How To Manage Unexpected Urgency In An Animation Movie Production

As Production Manager, you are prepared for everything. You have done your schedule for the whole production. You have included all the…

5 years ago   •   4 min read

By Gwénaëlle Dupré

As Production Manager, you are prepared for everything. You have done your schedule for the whole production. You have included all the bank holidays. You know that people will take 2 weeks of vacation during the summer and that no one will be here between Christmas and New Year eve. You have carefully plan your schedule during the school's breaks.

But you know that it won’t be enough. So you add one extra week between all steps. It should help to absorb any delay and can be easily ignored if everything sticks to the schedule.

You have your perfect paper planning. You attend meetings with all your supervisors, director, contractors, anyone who is part of the production. Now you feel prepared! Nothing can stop you, it’s time to print your schedule and hang it into the artist room.

Every Monday morning, you update the weekly schedule for everybody with their priority list. Everything goes according to plan.

However, one day, someone will enter your office holding his weekly schedule, shaking his head and ask: What should I do? … please, stay calm.

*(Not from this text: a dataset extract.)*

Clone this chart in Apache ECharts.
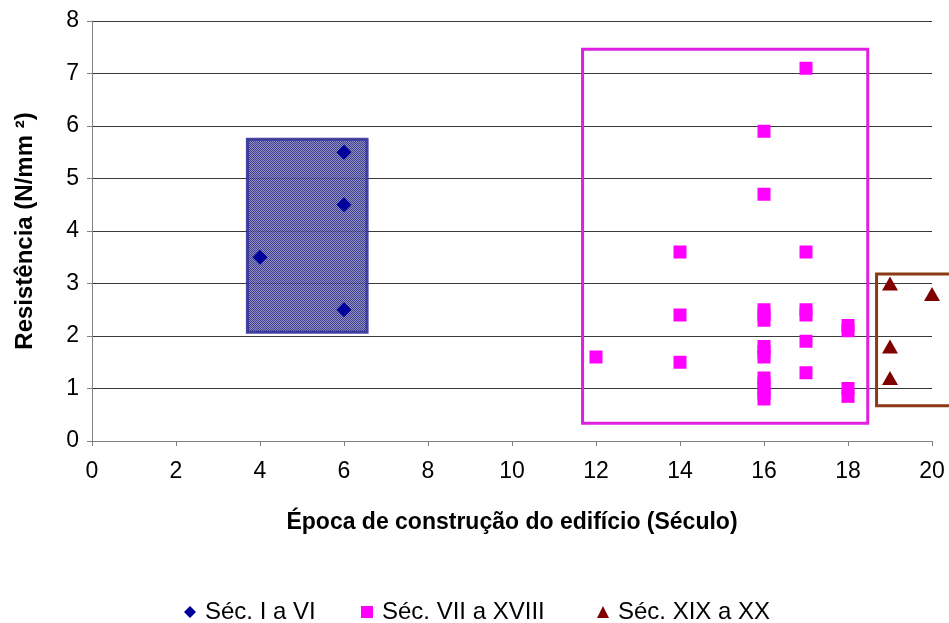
<!DOCTYPE html>
<html>
<head>
<meta charset="utf-8">
<script src="https://cdn.jsdelivr.net/npm/echarts@6/dist/echarts.min.js"></script>
<style>html,body{margin:0;padding:0;background:#fff}#c{width:949px;height:623px}</style>
</head>
<body>
<div id="c"></div>
<script>
// ---- data ----
const seriesNames = ['Séc. I a VI', 'Séc. VII a XVIII', 'Séc. XIX a XX'];
const blueX = [4, 6, 6, 6];
const blueY = [3.5, 5.5, 4.5, 2.5];
const magX = [12, 14, 14, 14, 16, 16, 16, 16, 16, 16, 16, 16, 16, 16, 16, 16, 16, 17, 17, 17, 17, 17, 17, 18, 18, 18, 18];
const magY = [1.6, 3.6, 2.4, 1.5, 5.9, 4.7, 2.5, 2.4, 2.3, 1.8, 1.7, 1.6, 1.2, 1.1, 1.0, 0.9, 0.8, 7.1, 3.6, 2.5, 2.4, 1.9, 1.3, 2.2, 2.1, 1.0, 0.85];
const redX = [19, 20, 19, 19];
const redY = [3.0, 2.8, 1.8, 1.2];
// group boxes (data coords): x0, x1, y0, y1
const boxX0 = [3.7, 11.68, 18.68];
const boxX1 = [6.55, 18.47, 21.5];
const boxY0 = [2.07, 0.34, 0.67];
const boxY1 = [5.75, 7.46, 3.18];
const xTicks = {min: 0, max: 20, interval: 2};
const yTicks = {min: 0, max: 8, interval: 1};

const zip = (xs, ys) => xs.map((x, i) => [x, ys[i]]);

// dotted pattern for the blue box
const pc = document.createElement('canvas');
pc.width = 2; pc.height = 2;
const g = pc.getContext('2d');
g.fillStyle = '#8585b5'; g.fillRect(0, 0, 2, 2);
g.fillStyle = '#2a2a8c'; g.fillRect(0, 0, 1, 1); g.fillRect(1, 1, 1, 1);

const boxStyles = [
  {fill: {image: pc, repeat: 'repeat'}, opacity: 0.9, stroke: '#333399', lineWidth: 3},
  {fill: null, stroke: '#e020e0', lineWidth: 3},
  {fill: null, stroke: '#8b3a14', lineWidth: 3}
];

const chart = echarts.init(document.getElementById('c'), null, {renderer: 'canvas'});
const font = '"Liberation Sans", Arial, sans-serif';
const legendLefts = [184, 361, 597];
chart.setOption({
  animation: false,
  backgroundColor: '#fff',
  grid: {left: 92, right: 17, top: 21, bottom: 182, containLabel: false},
  xAxis: {
    type: 'value', min: xTicks.min, max: xTicks.max, interval: xTicks.interval,
    name: 'Época de construção do edifício (Século)',
    nameLocation: 'middle', nameGap: 70,
    nameTextStyle: {fontFamily: font, fontSize: 23, fontWeight: 'bold', color: '#000', verticalAlign: 'top'},
    axisLine: {show: true, lineStyle: {color: '#808080', width: 1}},
    axisTick: {show: true, length: 5, lineStyle: {color: '#808080'}},
    axisLabel: {fontFamily: font, fontSize: 23, color: '#000', margin: 19},
    splitLine: {show: false}
  },
  yAxis: {
    type: 'value', min: yTicks.min, max: yTicks.max, interval: yTicks.interval,
    name: 'Resistência (N/mm ²)',
    nameLocation: 'middle', nameGap: 55, nameRotate: 90,
    nameTextStyle: {fontFamily: font, fontSize: 24, fontWeight: 'bold', color: '#000'},
    axisLine: {show: true, lineStyle: {color: '#808080', width: 1}},
    axisTick: {show: true, length: 5, lineStyle: {color: '#808080'}},
    axisLabel: {fontFamily: font, fontSize: 23, color: '#000', margin: 13},
    splitLine: {show: true, lineStyle: {color: '#3a3a3a', width: 1}}
  },
  legend: seriesNames.map((n, i) => ({
    data: [n],
    top: 600, left: legendLefts[i], padding: 0,
    itemWidth: 12, itemHeight: 12,
    textStyle: {fontFamily: font, fontSize: 24, color: '#000', padding: [0, 0, 0, 4]}
  })),
  series: [
    {
      name: 'boxes', type: 'custom', z: 1, clip: false, silent: true,
      data: boxX0.map((x, i) => [x, boxX1[i], boxY0[i], boxY1[i]]),
      renderItem: function (params, api) {
        const p0 = api.coord([api.value(0), api.value(3)]);
        const p1 = api.coord([api.value(1), api.value(2)]);
        const s = boxStyles[params.dataIndex];
        return {
          type: 'rect',
          shape: {x: p0[0], y: p0[1], width: p1[0] - p0[0], height: p1[1] - p0[1]},
          style: {fill: s.fill, stroke: s.stroke, lineWidth: s.lineWidth, opacity: s.opacity == null ? 1 : s.opacity}
        };
      }
    },
    {
      name: seriesNames[0], type: 'scatter', z: 3, clip: false,
      symbol: 'diamond', symbolSize: 15,
      itemStyle: {color: '#00009a', opacity: 1},
      data: zip(blueX, blueY)
    },
    {
      name: seriesNames[1], type: 'scatter', z: 3, clip: false,
      symbol: 'rect', symbolSize: 13,
      itemStyle: {color: '#ff00ff', opacity: 1},
      data: zip(magX, magY)
    },
    {
      name: seriesNames[2], type: 'scatter', z: 3, clip: false,
      symbol: 'triangle', symbolSize: [16, 14],
      itemStyle: {color: '#800000', opacity: 1},
      data: zip(redX, redY)
    }
  ]
});
</script>
</body>
</html>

Reasons for that are numerous, but mostly it’s due to an unexpected event. Here are a few examples:

  • The contractor suddenly do not deliver on time (earlier or later)
  • The client change is mind
  • Something has been forgotten

Due to the unexpected, your priority list is now incomplete and the consequences are unknown. Even if you had plenty of time to prepare your schedule/priority list, now you have to take decisions in the blink of an eye!

To achieve that, you will need to know as much information as possible about your assets and shots. The more details you can gather, the clever your decision will be.

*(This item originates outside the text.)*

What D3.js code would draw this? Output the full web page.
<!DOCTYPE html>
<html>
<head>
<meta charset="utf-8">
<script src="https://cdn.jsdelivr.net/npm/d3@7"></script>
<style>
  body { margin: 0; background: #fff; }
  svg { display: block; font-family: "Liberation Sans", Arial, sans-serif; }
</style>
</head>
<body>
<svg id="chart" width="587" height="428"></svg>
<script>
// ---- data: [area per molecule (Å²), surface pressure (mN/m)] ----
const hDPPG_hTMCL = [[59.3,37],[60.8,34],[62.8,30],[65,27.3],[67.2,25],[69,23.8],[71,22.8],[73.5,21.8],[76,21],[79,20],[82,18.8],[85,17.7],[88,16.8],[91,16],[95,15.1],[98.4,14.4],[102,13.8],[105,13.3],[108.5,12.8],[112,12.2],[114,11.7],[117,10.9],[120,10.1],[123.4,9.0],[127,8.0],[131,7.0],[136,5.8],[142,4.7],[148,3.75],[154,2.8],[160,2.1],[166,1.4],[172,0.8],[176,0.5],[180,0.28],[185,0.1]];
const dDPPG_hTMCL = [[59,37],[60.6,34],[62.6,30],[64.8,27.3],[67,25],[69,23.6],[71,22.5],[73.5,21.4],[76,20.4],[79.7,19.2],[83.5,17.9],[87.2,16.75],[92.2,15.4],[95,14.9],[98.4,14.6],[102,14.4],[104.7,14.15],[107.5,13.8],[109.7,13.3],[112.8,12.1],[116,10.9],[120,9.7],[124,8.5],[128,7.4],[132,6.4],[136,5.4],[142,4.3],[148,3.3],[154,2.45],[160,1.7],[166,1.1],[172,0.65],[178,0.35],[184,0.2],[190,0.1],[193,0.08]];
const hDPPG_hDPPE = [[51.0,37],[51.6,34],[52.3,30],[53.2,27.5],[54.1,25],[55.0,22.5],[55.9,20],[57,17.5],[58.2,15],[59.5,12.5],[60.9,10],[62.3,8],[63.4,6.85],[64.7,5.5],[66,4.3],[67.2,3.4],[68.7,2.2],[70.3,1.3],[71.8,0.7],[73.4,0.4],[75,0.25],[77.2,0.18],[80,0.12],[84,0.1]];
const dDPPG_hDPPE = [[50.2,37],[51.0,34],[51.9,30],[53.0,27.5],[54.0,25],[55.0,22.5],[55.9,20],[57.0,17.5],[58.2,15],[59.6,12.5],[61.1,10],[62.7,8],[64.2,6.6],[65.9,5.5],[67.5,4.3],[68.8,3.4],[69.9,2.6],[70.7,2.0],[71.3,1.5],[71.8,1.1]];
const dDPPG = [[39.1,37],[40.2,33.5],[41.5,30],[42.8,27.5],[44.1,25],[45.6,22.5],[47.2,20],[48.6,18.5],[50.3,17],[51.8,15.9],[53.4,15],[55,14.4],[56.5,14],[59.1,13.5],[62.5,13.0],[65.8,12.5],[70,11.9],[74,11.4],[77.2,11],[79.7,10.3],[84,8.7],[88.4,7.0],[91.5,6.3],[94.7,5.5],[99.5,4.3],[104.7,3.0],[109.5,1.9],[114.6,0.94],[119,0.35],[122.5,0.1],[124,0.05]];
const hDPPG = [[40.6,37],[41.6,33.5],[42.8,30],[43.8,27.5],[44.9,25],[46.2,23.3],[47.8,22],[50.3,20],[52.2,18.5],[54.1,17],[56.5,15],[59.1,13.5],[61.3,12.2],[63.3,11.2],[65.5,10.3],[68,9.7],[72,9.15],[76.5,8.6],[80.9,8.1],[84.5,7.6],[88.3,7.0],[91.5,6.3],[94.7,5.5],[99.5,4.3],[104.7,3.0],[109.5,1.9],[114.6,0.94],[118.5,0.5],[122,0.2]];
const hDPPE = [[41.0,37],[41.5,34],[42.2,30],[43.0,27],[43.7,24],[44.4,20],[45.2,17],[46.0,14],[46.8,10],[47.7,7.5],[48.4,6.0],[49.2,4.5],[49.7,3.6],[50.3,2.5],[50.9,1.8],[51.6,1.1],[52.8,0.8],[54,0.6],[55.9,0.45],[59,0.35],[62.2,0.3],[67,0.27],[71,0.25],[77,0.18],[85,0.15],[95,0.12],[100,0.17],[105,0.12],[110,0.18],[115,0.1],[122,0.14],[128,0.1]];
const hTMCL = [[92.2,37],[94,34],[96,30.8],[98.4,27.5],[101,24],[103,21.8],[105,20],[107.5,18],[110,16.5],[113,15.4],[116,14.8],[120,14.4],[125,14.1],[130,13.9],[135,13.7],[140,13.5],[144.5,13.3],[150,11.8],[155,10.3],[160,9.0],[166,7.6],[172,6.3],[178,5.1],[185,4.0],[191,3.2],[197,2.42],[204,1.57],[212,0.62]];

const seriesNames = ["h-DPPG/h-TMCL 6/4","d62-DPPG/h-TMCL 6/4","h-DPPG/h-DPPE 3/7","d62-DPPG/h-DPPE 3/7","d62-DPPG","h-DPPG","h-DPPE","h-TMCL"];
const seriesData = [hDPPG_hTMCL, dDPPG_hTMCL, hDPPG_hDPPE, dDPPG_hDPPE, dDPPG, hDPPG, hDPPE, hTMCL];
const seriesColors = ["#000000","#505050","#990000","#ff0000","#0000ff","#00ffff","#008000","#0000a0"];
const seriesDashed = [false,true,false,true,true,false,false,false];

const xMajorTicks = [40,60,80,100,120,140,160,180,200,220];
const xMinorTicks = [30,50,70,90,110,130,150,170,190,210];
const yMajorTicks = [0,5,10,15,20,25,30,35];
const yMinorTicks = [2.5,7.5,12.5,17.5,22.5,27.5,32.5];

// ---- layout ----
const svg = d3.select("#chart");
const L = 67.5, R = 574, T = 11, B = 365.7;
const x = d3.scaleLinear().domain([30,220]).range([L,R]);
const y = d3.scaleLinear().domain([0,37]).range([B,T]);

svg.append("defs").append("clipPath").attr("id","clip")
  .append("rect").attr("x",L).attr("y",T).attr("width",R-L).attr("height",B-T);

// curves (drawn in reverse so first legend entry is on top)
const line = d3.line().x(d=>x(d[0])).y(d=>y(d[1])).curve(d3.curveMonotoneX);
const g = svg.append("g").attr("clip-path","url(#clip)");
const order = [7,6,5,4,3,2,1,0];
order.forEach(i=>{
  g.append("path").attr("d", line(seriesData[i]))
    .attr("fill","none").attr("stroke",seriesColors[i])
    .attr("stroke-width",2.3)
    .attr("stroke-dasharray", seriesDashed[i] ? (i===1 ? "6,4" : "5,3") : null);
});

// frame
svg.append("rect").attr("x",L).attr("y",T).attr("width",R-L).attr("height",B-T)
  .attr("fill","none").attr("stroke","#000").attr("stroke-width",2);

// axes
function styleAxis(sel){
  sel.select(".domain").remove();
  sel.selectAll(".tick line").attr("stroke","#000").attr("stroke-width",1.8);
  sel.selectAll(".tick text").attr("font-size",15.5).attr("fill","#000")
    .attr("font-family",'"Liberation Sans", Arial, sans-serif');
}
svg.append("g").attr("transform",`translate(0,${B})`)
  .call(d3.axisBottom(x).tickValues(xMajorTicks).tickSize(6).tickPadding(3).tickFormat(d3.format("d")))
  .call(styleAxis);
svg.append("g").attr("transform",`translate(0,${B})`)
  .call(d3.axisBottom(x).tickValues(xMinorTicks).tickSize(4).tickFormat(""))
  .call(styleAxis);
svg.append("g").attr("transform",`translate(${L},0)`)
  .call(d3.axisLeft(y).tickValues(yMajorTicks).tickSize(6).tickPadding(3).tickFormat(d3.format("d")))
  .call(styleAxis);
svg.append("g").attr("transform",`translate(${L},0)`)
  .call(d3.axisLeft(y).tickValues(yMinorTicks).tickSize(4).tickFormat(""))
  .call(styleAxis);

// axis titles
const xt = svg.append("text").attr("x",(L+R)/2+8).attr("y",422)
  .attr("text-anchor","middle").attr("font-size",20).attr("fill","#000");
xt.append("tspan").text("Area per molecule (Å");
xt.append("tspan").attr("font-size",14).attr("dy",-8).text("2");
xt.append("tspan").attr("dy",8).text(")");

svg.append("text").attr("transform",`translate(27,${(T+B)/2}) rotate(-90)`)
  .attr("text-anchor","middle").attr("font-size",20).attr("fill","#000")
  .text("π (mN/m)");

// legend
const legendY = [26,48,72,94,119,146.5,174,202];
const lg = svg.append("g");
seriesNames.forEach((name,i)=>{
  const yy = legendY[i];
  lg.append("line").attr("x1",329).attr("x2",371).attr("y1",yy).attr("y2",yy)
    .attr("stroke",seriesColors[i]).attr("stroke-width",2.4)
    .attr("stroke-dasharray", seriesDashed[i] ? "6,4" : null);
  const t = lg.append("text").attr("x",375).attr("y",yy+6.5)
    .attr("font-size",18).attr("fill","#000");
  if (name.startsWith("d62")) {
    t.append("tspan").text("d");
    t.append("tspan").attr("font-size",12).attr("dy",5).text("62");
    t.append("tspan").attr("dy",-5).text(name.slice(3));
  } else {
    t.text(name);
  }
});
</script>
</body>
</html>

Focus on the next step needs

When people ask you what they should do, it means, most of the time, you have to decide between two assets or two shots, or between two other entities that should be done during the same period. Prefer the one that is closest to be finished. Don’t overthink your decision. The what is left to do criteria is most of the time the right choice.

At least you will have something finished and the next stage will be able to work with it. It won’t stop your production and you will have one less thing to think about.

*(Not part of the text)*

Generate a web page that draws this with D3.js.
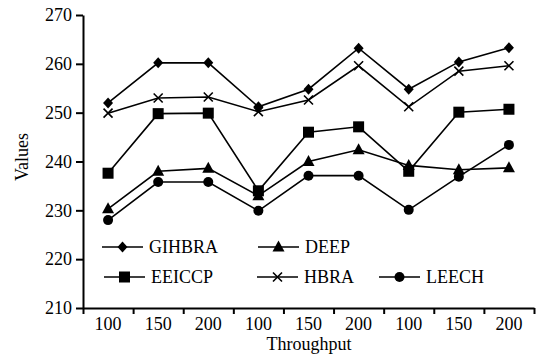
<html>
    <head>
        <style>
            body { margin: 0; background: white; }
        </style>
    </head>
    <body>

        <svg id="content"></svg>

        <script src="https://cdn.jsdelivr.net/npm/d3@7"></script>
        <script>

            let xLabels = ["100", "150", "200", "100", "150", "200", "100", "150", "200"];
            let yTicks = [210, 220, 230, 240, 250, 260, 270];

            let gihbra = [252.0, 260.2, 260.2, 251.2, 254.8, 263.2, 254.8, 260.4, 263.3];
            let hbra   = [249.9, 253.0, 253.2, 250.2, 252.6, 259.6, 251.2, 258.5, 259.6];
            let eeiccp = [237.6, 249.8, 249.9, 234.0, 246.0, 247.1, 238.0, 250.1, 250.7];
            let deep   = [230.3, 238.0, 238.6, 233.0, 240.0, 242.4, 239.2, 238.3, 238.7];
            let leech  = [228.0, 235.8, 235.8, 229.9, 237.1, 237.1, 230.1, 236.9, 243.4];

            let series = [
                {name: "GIHBRA", values: gihbra, marker: "diamond"},
                {name: "DEEP", values: deep, marker: "triangle"},
                {name: "EEICCP", values: eeiccp, marker: "square"},
                {name: "HBRA", values: hbra, marker: "cross"},
                {name: "LEECH", values: leech, marker: "circle"}
            ];

            let bodyWidth = 536;
            let bodyHeight = 358;
            let font = "'Liberation Serif', 'Times New Roman', Times, serif";

            let svg = d3.select("#content")
                        .attr("width", bodyWidth)
                        .attr("height", bodyHeight)
                        .style("font-family", font);

            let plotLeft = 83, plotRight = 534, plotTop = 15, plotBottom = 308;

            let x = d3.scaleLinear().domain([0, 9]).range([plotLeft, plotRight]);
            let y = d3.scaleLinear().domain([210, 270]).range([plotBottom, plotTop]);

            // axes
            let yAxis = svg.append("g")
                .attr("transform", `translate(${plotLeft},0)`)
                .call(d3.axisLeft(y).tickValues(yTicks).tickSize(7).tickPadding(4).tickSizeOuter(0));
            yAxis.attr("font-family", null).attr("font-size", null);
            yAxis.selectAll("text").attr("fill", "#000")
                .style("font-family", font).style("font-size", "18px");
            yAxis.selectAll("line,path").attr("stroke", "#000").attr("stroke-width", 2);

            let xAxis = svg.append("g")
                .attr("transform", `translate(0,${plotBottom})`)
                .call(d3.axisBottom(x).tickValues(d3.range(10)).tickFormat("").tickSize(6).tickSizeOuter(0));
            xAxis.selectAll("line,path").attr("stroke", "#000").attr("stroke-width", 2);

            svg.append("g").selectAll("text")
                .data(xLabels)
                .enter()
                .append("text")
                .attr("x", (d, i) => x(i + 0.5))
                .attr("y", 330)
                .attr("text-anchor", "middle")
                .style("font-family", font)
                .style("font-size", "18px")
                .text(d => d);

            svg.append("text")
                .attr("x", 309)
                .attr("y", 350)
                .attr("text-anchor", "middle")
                .style("font-family", font)
                .style("font-size", "18px")
                .text("Throughput");

            svg.append("text")
                .attr("transform", "translate(28,157) rotate(-90)")
                .attr("text-anchor", "middle")
                .style("font-family", font)
                .style("font-size", "18px")
                .text("Values");

            function drawMarker(g, type, cx, cy) {
                if (type === "diamond") {
                    g.append("path").attr("d", `M${cx},${cy - 5.5}L${cx + 5},${cy}L${cx},${cy + 5.5}L${cx - 5},${cy}Z`).attr("fill", "#000");
                } else if (type === "square") {
                    g.append("rect").attr("x", cx - 5.5).attr("y", cy - 5.5).attr("width", 11).attr("height", 11).attr("fill", "#000");
                } else if (type === "triangle") {
                    g.append("path").attr("d", `M${cx},${cy - 6.5}L${cx + 6},${cy + 4.5}L${cx - 6},${cy + 4.5}Z`).attr("fill", "#000");
                } else if (type === "circle") {
                    g.append("circle").attr("cx", cx).attr("cy", cy).attr("r", 5).attr("fill", "#000");
                } else if (type === "cross") {
                    g.append("path").attr("d", `M${cx - 4.5},${cy - 4.5}L${cx + 4.5},${cy + 4.5}M${cx - 4.5},${cy + 4.5}L${cx + 4.5},${cy - 4.5}`)
                        .attr("stroke", "#000").attr("stroke-width", 1.6);
                }
            }

            let line = d3.line()
                .x((d, i) => x(i + 0.5))
                .y(d => y(d));

            series.forEach(s => {
                let g = svg.append("g");
                g.append("path")
                    .attr("d", line(s.values))
                    .attr("fill", "none")
                    .attr("stroke", "#000")
                    .attr("stroke-width", 1.6);
                s.values.forEach((v, i) => drawMarker(g, s.marker, x(i + 0.5), y(v)));
            });

            // legend
            let legendPos = [
                {name: "GIHBRA", x: 102, y: 247},
                {name: "DEEP", x: 258, y: 247},
                {name: "EEICCP", x: 104, y: 277},
                {name: "HBRA", x: 257, y: 277},
                {name: "LEECH", x: 379, y: 277}
            ];

            let legend = svg.append("g");
            legendPos.forEach(p => {
                let s = series.find(d => d.name === p.name);
                let g = legend.append("g");
                g.append("line")
                    .attr("x1", p.x).attr("x2", p.x + 41)
                    .attr("y1", p.y).attr("y2", p.y)
                    .attr("stroke", "#000").attr("stroke-width", 1.6);
                drawMarker(g, s.marker, p.x + 20.5, p.y);
                g.append("text")
                    .attr("x", p.x + 47)
                    .attr("y", p.y + 6)
                    .style("font-family", font)
                    .style("font-size", "18px")
                    .text(p.name);
            });

        </script>
    </body>
</html>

This decision will buy you a bit more time to warn your client about a delay or hire new people to help you. The goal is to finish something in order to be able to run other steps on it.

For example, a Modeling Artist will ask you what he should do first between two assets: a car or a table. The car is the only asset missing on some shots to be finished, and the table will appear on a shot where other assets are missing too. In that case, choose the car, you will be able to give work immediately to the animators and then to the lighting artists.

If the assets are both ready to be used by the next stage, then choose the one that will appear in the most shots. It will give work to more people and won’t stop the production.

Do not change priorities until the current work is finished

If you have an urgent task to be done, then avoid as much as possible to switch an artist from an unfinished task to a new one.

Switching tasks is a loss of time because the artist needs to be briefed again. He will have to focus on a new job without clearing his mind from the previous one. He won’t work as fast as he could have. There is also the risk of forgetting the unfinished asset. Worst, the next stage could receive the asset or shot uncompleted.

If you can wait until an asset is finished before starting a new one, it’s a better move for all the production stakeholders.

Photo by Miranda Wipperfurth on Unsplash

To sum up

Be well prepared is the most important thing. It’s important too that you clearly communicate the priorities, don’t do too many things in parallel and focus on what can allow the next step to start.

However, during the lifetime of a production, fires can start everywhere: a client can change is mind, a contractor can be late or one of your main artists can take some days off.
As the production, you need to be one-step ahead of your artists. Your eyes need to be on the current stage, but your mind must be on the next one. It’s the only way to know what to do in case of fire and how to avoid bloating the production. But, being the firemen fixing problems should be the exception, not the norm. Make sure you don’t need to be fireproof to build your next movie like a rockstar!